Thrift Earnings Ahead 27% in 3Q, Powered by Ahmanson Branch Sales

WASHINGTON - Setting a record, thrift earnings rose 27% to $1.58 billion in the third quarter, the Office of Thrift Supervision reported Wednesday.

But the thrift regulator said the sharp increase over previous quarters was due mostly to profits from Home Savings of America's $670 million sale of its New York branches - not a rise in operating income.

The average annualized return on assets for the 1,460 savings institutions regulated by the OTS was 0.82% in the quarter, but agency officials pegged the actual return at 0.70%. That total includes one-time gains, which generated an increase of 0.12%.

The 0.70% ROA is up from 0.65% a year before, but identical to this year's second-quarter ROA.

Still, acting OTS director Jonathan Fiechter said the industry's ability to keep profits steady in the face of shrinking interest rate spreads shows that it has become far less susceptible to the kind of rate shifts that set off the thrift crisis of the 1980s.
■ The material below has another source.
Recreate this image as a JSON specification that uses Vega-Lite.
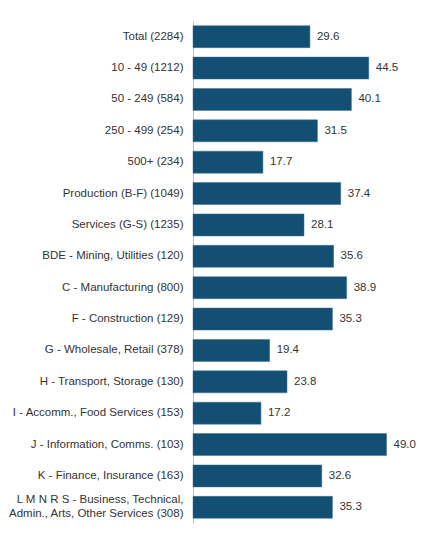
{
  "$schema": "https://vega.github.io/schema/vega-lite/v6.json",
  "width": 237,
  "height": 502,
  "autosize": {"type": "none"},
  "padding": {"left": 193, "top": 21, "right": 14, "bottom": 15},
  "background": "white",
  "config": {
    "view": {"stroke": null},
    "font": "Liberation Sans"
  },
  "data": {
    "values": [
      {"group": "Total (2284)", "pct": 29.6},
      {"group": "10 - 49 (1212)", "pct": 44.5},
      {"group": "50 - 249 (584)", "pct": 40.1},
      {"group": "250 - 499 (254)", "pct": 31.5},
      {"group": "500+ (234)", "pct": 17.7},
      {"group": "Production (B-F) (1049)", "pct": 37.4},
      {"group": "Services (G-S) (1235)", "pct": 28.1},
      {"group": "BDE - Mining, Utilities (120)", "pct": 35.6},
      {"group": "C - Manufacturing (800)", "pct": 38.9},
      {"group": "F - Construction (129)", "pct": 35.3},
      {"group": "G - Wholesale, Retail (378)", "pct": 19.4},
      {"group": "H - Transport, Storage (130)", "pct": 23.8},
      {"group": "I - Accomm., Food Services (153)", "pct": 17.2},
      {"group": "J - Information, Comms. (103)", "pct": 49.0},
      {"group": "K - Finance, Insurance (163)", "pct": 32.6},
      {"group": "L M N R S - Business, Technical,|Admin., Arts, Other Services (308)", "pct": 35.3}
    ]
  },
  "encoding": {
    "y": {
      "field": "group",
      "type": "nominal",
      "sort": null,
      "scale": {"paddingInner": 0.3, "paddingOuter": 0.15},
      "axis": {
        "title": null,
        "ticks": false,
        "domain": true,
        "domainColor": "#c0c0c0",
        "domainWidth": 1,
        "labelFontSize": 11.5,
        "labelColor": "#333333",
        "labelPadding": 10,
        "labelLimit": 300,
        "labelLineHeight": 14,
        "labelOffset": {
          "condition": {"test": "indexof(datum.value, '|') >= 0", "value": -7},
          "value": 0
        },
        "labelExpr": "split(datum.label, '|')"
      }
    },
    "x": {
      "field": "pct",
      "type": "quantitative",
      "scale": {"domain": [0, 60], "nice": false},
      "axis": null
    }
  },
  "layer": [
    {
      "mark": {"type": "bar", "color": "#134f72", "stroke": "#3a7096", "strokeWidth": 0.5}
    },
    {
      "mark": {"type": "text", "align": "left", "baseline": "middle", "dx": 7, "fontSize": 11.5, "color": "#333333"},
      "encoding": {
        "text": {"field": "pct", "type": "quantitative", "format": ".1f"}
      }
    }
  ]
}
"One of the primary tools they've used to stabilize earnings is to increase the number of adjustable-rate mortgages in their portfolios," he said. "The result is far less volatility in thrift net interest margins."

The share of adjustable-rate loans in thrift mortgage portfolios hit a record 65.7% in the third quarter. As a result, while the yield spread between one-year Treasury bills and 10-year Treasury bonds plummeted from 329 basis points in 1992 to 58 in the third quarter, the difference between thrifts' interest income and interest expense declined only slightly, from a high of 306 basis points in the second quarter of 1993 to 266 basis points on Sept. 30.

This is a big contrast from the situation in the early 1980s, when a sharp increase in short-term interest rates left thrifts paying depositors more interest than they received from borrowers.

Mr. Fiechter said he expected industry earnings to stay strong in 1996 - barring a congressional decision to strip powers from savings institutions if the thrift and national bank charters are combined.

Capital is also high, as the industry prepares to pay a fee of 80 basis points to capitalize the Savings Association Insurance Fund. Thrifts' average leverage ratio was 7.38% as of Sept. 30, and their risk-based capital ratio was 15.07%. Both are record highs.

Only six thrifts, with total assets of $1.2 billion, had leverage ratios below the 4% "adequately capitalized" minimum as of Sept. 30, down from 13 institutions a year before. Forty-nine thrifts, with total assets of $13 billion, received a Camel rating of 4 or 5 in their most recent exam, down from 61, with assets of $47 billion, a year before.